All this conversation, of course, had been conducted with the greatest secrecy lest the resident alienists accuse the father and the physician of encouraging a madman in his delusions. Unaided, too, Dr. Willett and Mr. Ward picked up the stricken youth and placed him on the couch. In reviving, the patient mumbled many times of some word which he must get to Orne and Hutchinson at once; so when his consciousness seemed fully back the doctor told him that of those strange creatures at least one was his bitter enemy, and had given Dr. Allen advice for his assassination. This revelation produced no visible effect, and before it was made the visitors could see that their host had already the look of a hunted man. After that he would converse no more, so Willett and the father departed presently; leaving behind a caution against the bearded Allen, to which the youth only replied that this individual was very safely taken care of, and could do no one any harm even if he wished. This was said with an almost evil chuckle very painful to hear.
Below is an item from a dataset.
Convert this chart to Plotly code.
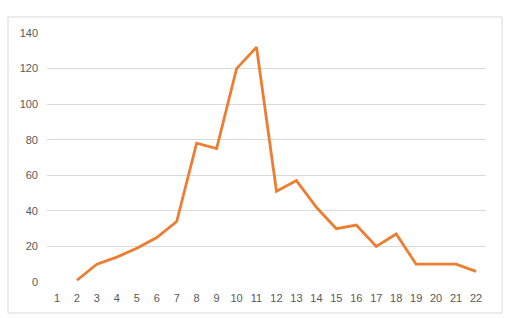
import plotly.graph_objects as go

categories = [str(i) for i in range(1, 23)]
values = [None, 1, 10, 14, 19, 25, 34, 78, 75, 120, 132, 51, 57, 42, 30, 32, 20, 27, 10, 10, 10, 6]
y_ticks = [0, 20, 40, 60, 80, 100, 120, 140]

W, H = 512, 318
L, R, T, B = 47, 26, 33, 36
pw, ph = W - L - R, H - T - B

def px2x(p):
    return (p - L) / pw

def px2y(p):
    return (H - B - p) / ph

fig = go.Figure()
fig.add_trace(go.Scatter(
    x=categories, y=values, mode="lines",
    line=dict(color="#ED7D31", width=2.8),
    connectgaps=False, hoverinfo="x+y",
))

fig.update_layout(
    width=W, height=H,
    margin=dict(l=L, r=R, t=T, b=B),
    paper_bgcolor="white", plot_bgcolor="white",
    showlegend=False,
    font=dict(family="Liberation Sans, Arial, sans-serif", size=11, color="#595959"),
    xaxis=dict(
        type="category", range=[-0.5, 21.5],
        showgrid=False, zeroline=False, showline=False,
        ticks="", ticklen=0, tickfont=dict(size=11, color="#595959"),
    ),
    yaxis=dict(
        range=[0, 140], tickvals=y_ticks,
        showgrid=True, gridcolor="#D9D9D9", gridwidth=1,
        zeroline=False, showline=False, ticks="",
        tickfont=dict(size=11, color="#595959"),
    ),
    shapes=[dict(
        type="rect", xref="paper", yref="paper",
        x0=px2x(8), x1=px2x(502), y0=px2y(313), y1=px2y(17),
        line=dict(color="#D9D9D9", width=1), fillcolor="rgba(0,0,0,0)", layer="below",
    )],
)
fig.update_xaxes(ticklabelstandoff=8)
fig.update_yaxes(ticklabelstandoff=8)

fig.write_html(
    "out.html",
    config={"displayModeBar": False},
    post_script="document.body.style.margin='0';document.body.style.overflow='hidden';",
)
They did not worry about any communications Charles might indite to that monstrous pair in Europe, since they knew that the hospital authorities seized all outgoing mail for censorship and would pass no wild or outré-looking missive.
There is, however, a curious sequel to the matter of Orne and Hutchinson, if such indeed the exiled wizards were. Moved by some vague presentiment amidst the horrors of that period, Willett arranged with an international press-cutting bureau for accounts of notable current crimes and accidents in Prague and in eastern Transylvania; and after six months believed that he had found two very significant things amongst the multifarious items he received and had translated. One was the total wrecking of a house by night in the oldest quarter of Prague, and the disappearance of the evil old man called Josef Nadek, who had dwelt in it alone ever since anyone could remember. The other was a titan explosion in the Transylvanian mountains east of Rakus, and the utter extirpation with all its inmates of the ill-regarded Castle Ferenczy, whose master was so badly spoken of by peasants and soldiery alike that he would shortly have been summoned to Bucharest for serious questioning had not this incident cut off a career already so long as to antedate all common memory. Willett maintains that the hand which wrote those minuscules was able to wield stronger weapons as well; and that while Curwen was left to him to dispose of, the writer felt able to find and deal with Orne and Hutchinson itself. Of what their fate may have been the doctor strives sedulously not to think.